Actually, that's very much the point because Genesis wants to keep things simple. It won't have lots of dealerships, just what it calls "studios" (though what's going to happen in Ireland, we don't yet know). There you'll be able to relax, look at the cars, have a coffee and, if you feel like it, chat to a personal assistant who isn't going to try to sell you a car. If you want to drive one, then a model will be delivered to your home or office, as will the car you actually buy. If you need to have it serviced, then it'll be picked up and a similar specification courtesy car will be left with you. It's all about making the whole experience as relaxing as possible.
So too is the interior, which is very spacious with a high level of quality and some great materials. It's not surprising that when we stopped to chat to the owner of a classic car, he looked inside and asked which Bentley we were driving. Granted Bentley might not appreciate that, but Genesis certainly will. There are acres of leatherette or even full Nappa leather. Open-pore wood further adds to the luxury feel and the bits that look like knurled metal really are metal, rather than plastic designed to fool you.

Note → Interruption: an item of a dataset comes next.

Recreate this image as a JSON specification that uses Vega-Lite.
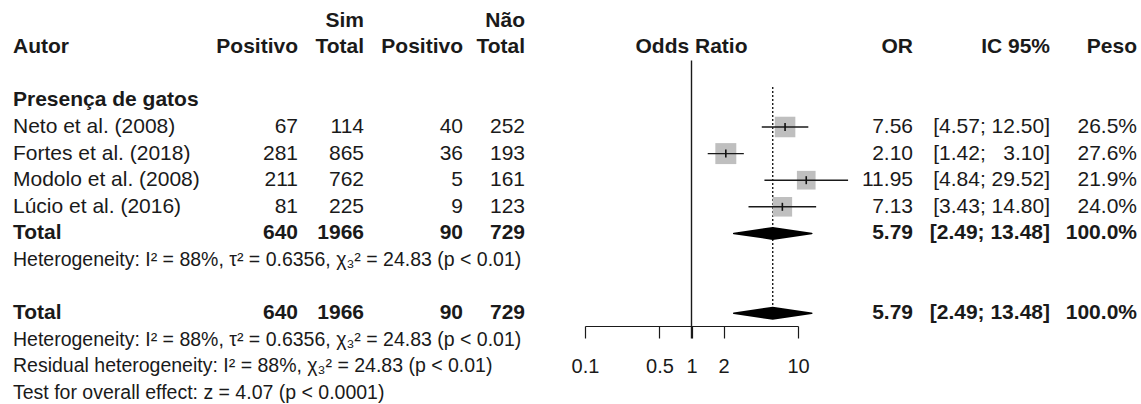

It's all very posh without the need to pay posh car money, which is probably the point.
There is a 2.2-litre diesel version of the Genesis G80, but we drove the 2.5 turbo petrol version with its 300hp and 422Nm of torque. It's definitely not about the numbers though; the power is just to haul this limo around in relaxed comfort without the engine making much noise. It does that very well indeed, keeping most of the sounds of the engine and outside world at bay while you relax and enjoy the optional 18-speaker Lexicon Premium sound system.
The G80 has a great driving position with plenty of adjustment and good visibility, although the rear parcel shelf does seem a little high. The steering is a pleasure with reasonable feedback if you drive enthusiastically and the acceleration is responsive and brisk when you want it to be. Be warned though: it can be thirsty, and we saw an economy figure as low as 11.4mpg, although Genesis quotes an official combined figure under WLTP of 31.2mpg.
While this car can be hustled, it is at its best cruising along and allowing occupants to enjoy the electronically controlled suspension soaking up the bumps. The G80 can even predict those bumps thanks to what Genesis calls Road Preview, similar to the Mercedes Magic Ride system. A camera scans the road ahead and then adjusts the suspension to smooth out the bumps and potholes as best it can.
What you get for your Money:
Value for money is one of the main things Genesis wants to do to set itself apart from rivals. So, this is where there's a temptation to include a link to the spec list on the Genesis website rather than try to tell you all that's in it, simply because there is so much, but here are some highlights. There's a great digital instrument cluster that even provides a video feed of your outside blind spots when you indicate. The 14.5-inch infotainment display includes augmented reality and the whole system is easy to use via a centre console dial, voice control or buttons on the steering wheel.
Talking of buttons, there are lots. This is not a car for those people who think everything should be in a touchscreen these days. However, they are all very well laid out and easy to use. Standard audio is a nine-speaker set-up.
There are only two trim lines - Premium and Luxury. We drove the latter, which included an Innovation Pack, Comfort Pack and the Nappa leather seats. There's also an Executive Pack with things like rear seat entertainment screens. So basically, you choose the trim line that has the luxury or gadgets you want and you're all done, barring a few options like the audio.
Value is also apparent in the five-year care plan. This includes the warranty, servicing, courtesy car service, roadside assistance, navigation maps and over-the-air-updates, for five years.
Genesis first launched in its home market of South Korea in 2015 and today is the number one premium seller there. In Europe it is at the beginning of its journey, but with the G80 it is off to a good start. Not only is it something different, but it ticks a lot of boxes when it comes to luxury, technology and value for money. It's not just Hyundai's premium brand, it's a premium brand period. There's more to come too, with the G70 saloon and shooting brake, GV70 SUV and a couple of electric models on the way, all of which are likely to be the main sellers if, or when, Genesis launches in Ireland.